▶ _Written request_
Go through the data and copy every line exactly, but not the images.

▶ _Source material_
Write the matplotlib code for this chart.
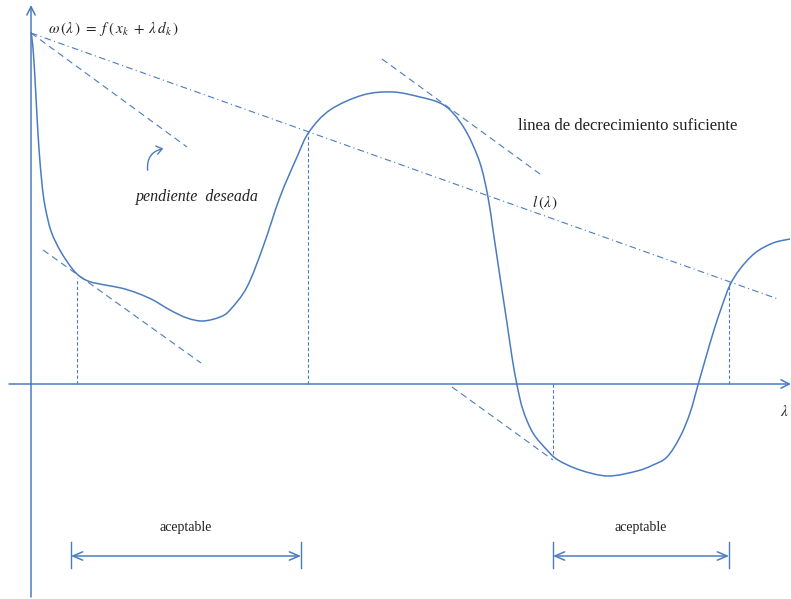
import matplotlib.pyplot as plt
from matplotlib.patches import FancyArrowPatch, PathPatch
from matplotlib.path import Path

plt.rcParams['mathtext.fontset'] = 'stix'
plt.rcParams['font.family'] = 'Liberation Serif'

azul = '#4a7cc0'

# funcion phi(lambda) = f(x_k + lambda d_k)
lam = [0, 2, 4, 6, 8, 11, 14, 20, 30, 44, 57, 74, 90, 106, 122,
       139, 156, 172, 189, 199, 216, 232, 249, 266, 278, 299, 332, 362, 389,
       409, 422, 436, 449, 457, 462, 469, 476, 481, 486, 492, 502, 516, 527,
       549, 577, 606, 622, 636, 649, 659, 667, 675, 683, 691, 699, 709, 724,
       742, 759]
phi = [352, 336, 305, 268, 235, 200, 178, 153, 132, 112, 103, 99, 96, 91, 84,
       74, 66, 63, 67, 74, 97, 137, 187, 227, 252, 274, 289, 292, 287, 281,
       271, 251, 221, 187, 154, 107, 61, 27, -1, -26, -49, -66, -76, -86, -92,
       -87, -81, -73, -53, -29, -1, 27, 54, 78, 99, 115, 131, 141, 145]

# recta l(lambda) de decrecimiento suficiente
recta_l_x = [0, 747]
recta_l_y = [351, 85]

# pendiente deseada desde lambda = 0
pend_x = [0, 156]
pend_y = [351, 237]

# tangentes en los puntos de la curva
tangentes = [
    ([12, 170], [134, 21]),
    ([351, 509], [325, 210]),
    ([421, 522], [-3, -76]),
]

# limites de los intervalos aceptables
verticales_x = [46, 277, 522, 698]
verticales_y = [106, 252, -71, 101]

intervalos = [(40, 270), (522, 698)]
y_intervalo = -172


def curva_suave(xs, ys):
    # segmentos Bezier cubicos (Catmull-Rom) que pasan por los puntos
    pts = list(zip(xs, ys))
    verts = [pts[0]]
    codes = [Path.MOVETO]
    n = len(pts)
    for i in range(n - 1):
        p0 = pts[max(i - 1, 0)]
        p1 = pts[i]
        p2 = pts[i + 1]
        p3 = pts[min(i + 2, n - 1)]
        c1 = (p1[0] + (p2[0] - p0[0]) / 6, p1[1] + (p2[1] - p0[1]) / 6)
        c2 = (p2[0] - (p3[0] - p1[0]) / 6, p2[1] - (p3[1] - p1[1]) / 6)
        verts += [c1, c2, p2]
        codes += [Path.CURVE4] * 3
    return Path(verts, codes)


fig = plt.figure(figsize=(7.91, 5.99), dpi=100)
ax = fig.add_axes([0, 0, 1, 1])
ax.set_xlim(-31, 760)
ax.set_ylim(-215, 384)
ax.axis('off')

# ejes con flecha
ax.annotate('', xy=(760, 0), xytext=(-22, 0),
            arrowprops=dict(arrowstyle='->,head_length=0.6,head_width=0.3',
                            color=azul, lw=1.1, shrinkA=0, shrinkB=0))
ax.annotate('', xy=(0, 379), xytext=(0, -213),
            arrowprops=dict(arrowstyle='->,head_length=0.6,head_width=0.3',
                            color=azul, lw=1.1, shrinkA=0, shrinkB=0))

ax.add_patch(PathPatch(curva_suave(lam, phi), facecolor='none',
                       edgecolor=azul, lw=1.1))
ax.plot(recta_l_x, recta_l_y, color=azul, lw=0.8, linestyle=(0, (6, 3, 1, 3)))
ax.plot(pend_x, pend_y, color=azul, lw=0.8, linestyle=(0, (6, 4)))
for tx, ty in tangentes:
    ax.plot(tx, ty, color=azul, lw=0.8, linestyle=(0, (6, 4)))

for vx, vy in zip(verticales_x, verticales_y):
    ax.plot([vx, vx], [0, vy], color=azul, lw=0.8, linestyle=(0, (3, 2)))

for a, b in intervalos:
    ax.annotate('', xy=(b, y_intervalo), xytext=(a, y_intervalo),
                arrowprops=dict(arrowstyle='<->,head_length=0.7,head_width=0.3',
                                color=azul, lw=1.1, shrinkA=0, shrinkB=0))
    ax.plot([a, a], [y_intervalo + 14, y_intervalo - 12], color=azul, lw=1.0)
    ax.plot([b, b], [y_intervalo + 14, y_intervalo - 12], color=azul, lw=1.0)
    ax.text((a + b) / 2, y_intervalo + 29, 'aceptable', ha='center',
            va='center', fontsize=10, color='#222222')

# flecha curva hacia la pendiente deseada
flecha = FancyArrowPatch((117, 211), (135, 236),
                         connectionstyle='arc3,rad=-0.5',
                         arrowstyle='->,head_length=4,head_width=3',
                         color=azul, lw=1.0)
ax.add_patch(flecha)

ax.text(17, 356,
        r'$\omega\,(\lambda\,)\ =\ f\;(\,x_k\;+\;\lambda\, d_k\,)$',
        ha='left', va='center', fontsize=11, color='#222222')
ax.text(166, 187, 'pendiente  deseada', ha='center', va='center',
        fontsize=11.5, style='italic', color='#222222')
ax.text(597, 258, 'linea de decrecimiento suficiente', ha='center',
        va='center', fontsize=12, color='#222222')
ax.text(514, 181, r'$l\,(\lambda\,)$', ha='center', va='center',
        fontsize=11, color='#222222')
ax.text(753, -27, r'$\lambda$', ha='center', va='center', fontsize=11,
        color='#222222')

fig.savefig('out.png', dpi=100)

▶ _Solution to the exercise_
Write the matplotlib code for this chart.
import matplotlib.pyplot as plt
from matplotlib.patches import FancyArrowPatch, PathPatch
from matplotlib.path import Path

plt.rcParams['mathtext.fontset'] = 'stix'
plt.rcParams['font.family'] = 'Liberation Serif'

azul = '#4a7cc0'

# funcion phi(lambda) = f(x_k + lambda d_k)
lam = [0, 2, 4, 6, 8, 11, 14, 20, 30, 44, 57, 74, 90, 106, 122,
       139, 156, 172, 189, 199, 216, 232, 249, 266, 278, 299, 332, 362, 389,
       409, 422, 436, 449, 457, 462, 469, 476, 481, 486, 492, 502, 516, 527,
       549, 577, 606, 622, 636, 649, 659, 667, 675, 683, 691, 699, 709, 724,
       742, 759]
phi = [352, 336, 305, 268, 235, 200, 178, 153, 132, 112, 103, 99, 96, 91, 84,
       74, 66, 63, 67, 74, 97, 137, 187, 227, 252, 274, 289, 292, 287, 281,
       271, 251, 221, 187, 154, 107, 61, 27, -1, -26, -49, -66, -76, -86, -92,
       -87, -81, -73, -53, -29, -1, 27, 54, 78, 99, 115, 131, 141, 145]

# recta l(lambda) de decrecimiento suficiente
recta_l_x = [0, 747]
recta_l_y = [351, 85]

# pendiente deseada desde lambda = 0
pend_x = [0, 156]
pend_y = [351, 237]

# tangentes en los puntos de la curva
tangentes = [
    ([12, 170], [134, 21]),
    ([351, 509], [325, 210]),
    ([421, 522], [-3, -76]),
]

# limites de los intervalos aceptables
verticales_x = [46, 277, 522, 698]
verticales_y = [106, 252, -71, 101]

intervalos = [(40, 270), (522, 698)]
y_intervalo = -172


def curva_suave(xs, ys):
    # segmentos Bezier cubicos (Catmull-Rom) que pasan por los puntos
    pts = list(zip(xs, ys))
    verts = [pts[0]]
    codes = [Path.MOVETO]
    n = len(pts)
    for i in range(n - 1):
        p0 = pts[max(i - 1, 0)]
        p1 = pts[i]
        p2 = pts[i + 1]
        p3 = pts[min(i + 2, n - 1)]
        c1 = (p1[0] + (p2[0] - p0[0]) / 6, p1[1] + (p2[1] - p0[1]) / 6)
        c2 = (p2[0] - (p3[0] - p1[0]) / 6, p2[1] - (p3[1] - p1[1]) / 6)
        verts += [c1, c2, p2]
        codes += [Path.CURVE4] * 3
    return Path(verts, codes)


fig = plt.figure(figsize=(7.91, 5.99), dpi=100)
ax = fig.add_axes([0, 0, 1, 1])
ax.set_xlim(-31, 760)
ax.set_ylim(-215, 384)
ax.axis('off')

# ejes con flecha
ax.annotate('', xy=(760, 0), xytext=(-22, 0),
            arrowprops=dict(arrowstyle='->,head_length=0.6,head_width=0.3',
                            color=azul, lw=1.1, shrinkA=0, shrinkB=0))
ax.annotate('', xy=(0, 379), xytext=(0, -213),
            arrowprops=dict(arrowstyle='->,head_length=0.6,head_width=0.3',
                            color=azul, lw=1.1, shrinkA=0, shrinkB=0))

ax.add_patch(PathPatch(curva_suave(lam, phi), facecolor='none',
                       edgecolor=azul, lw=1.1))
ax.plot(recta_l_x, recta_l_y, color=azul, lw=0.8, linestyle=(0, (6, 3, 1, 3)))
ax.plot(pend_x, pend_y, color=azul, lw=0.8, linestyle=(0, (6, 4)))
for tx, ty in tangentes:
    ax.plot(tx, ty, color=azul, lw=0.8, linestyle=(0, (6, 4)))

for vx, vy in zip(verticales_x, verticales_y):
    ax.plot([vx, vx], [0, vy], color=azul, lw=0.8, linestyle=(0, (3, 2)))

for a, b in intervalos:
    ax.annotate('', xy=(b, y_intervalo), xytext=(a, y_intervalo),
                arrowprops=dict(arrowstyle='<->,head_length=0.7,head_width=0.3',
                                color=azul, lw=1.1, shrinkA=0, shrinkB=0))
    ax.plot([a, a], [y_intervalo + 14, y_intervalo - 12], color=azul, lw=1.0)
    ax.plot([b, b], [y_intervalo + 14, y_intervalo - 12], color=azul, lw=1.0)
    ax.text((a + b) / 2, y_intervalo + 29, 'aceptable', ha='center',
            va='center', fontsize=10, color='#222222')

# flecha curva hacia la pendiente deseada
flecha = FancyArrowPatch((117, 211), (135, 236),
                         connectionstyle='arc3,rad=-0.5',
                         arrowstyle='->,head_length=4,head_width=3',
                         color=azul, lw=1.0)
ax.add_patch(flecha)

ax.text(17, 356,
        r'$\omega\,(\lambda\,)\ =\ f\;(\,x_k\;+\;\lambda\, d_k\,)$',
        ha='left', va='center', fontsize=11, color='#222222')
ax.text(166, 187, 'pendiente  deseada', ha='center', va='center',
        fontsize=11.5, style='italic', color='#222222')
ax.text(597, 258, 'linea de decrecimiento suficiente', ha='center',
        va='center', fontsize=12, color='#222222')
ax.text(514, 181, r'$l\,(\lambda\,)$', ha='center', va='center',
        fontsize=11, color='#222222')
ax.text(753, -27, r'$\lambda$', ha='center', va='center', fontsize=11,
        color='#222222')

fig.savefig('out.png', dpi=100)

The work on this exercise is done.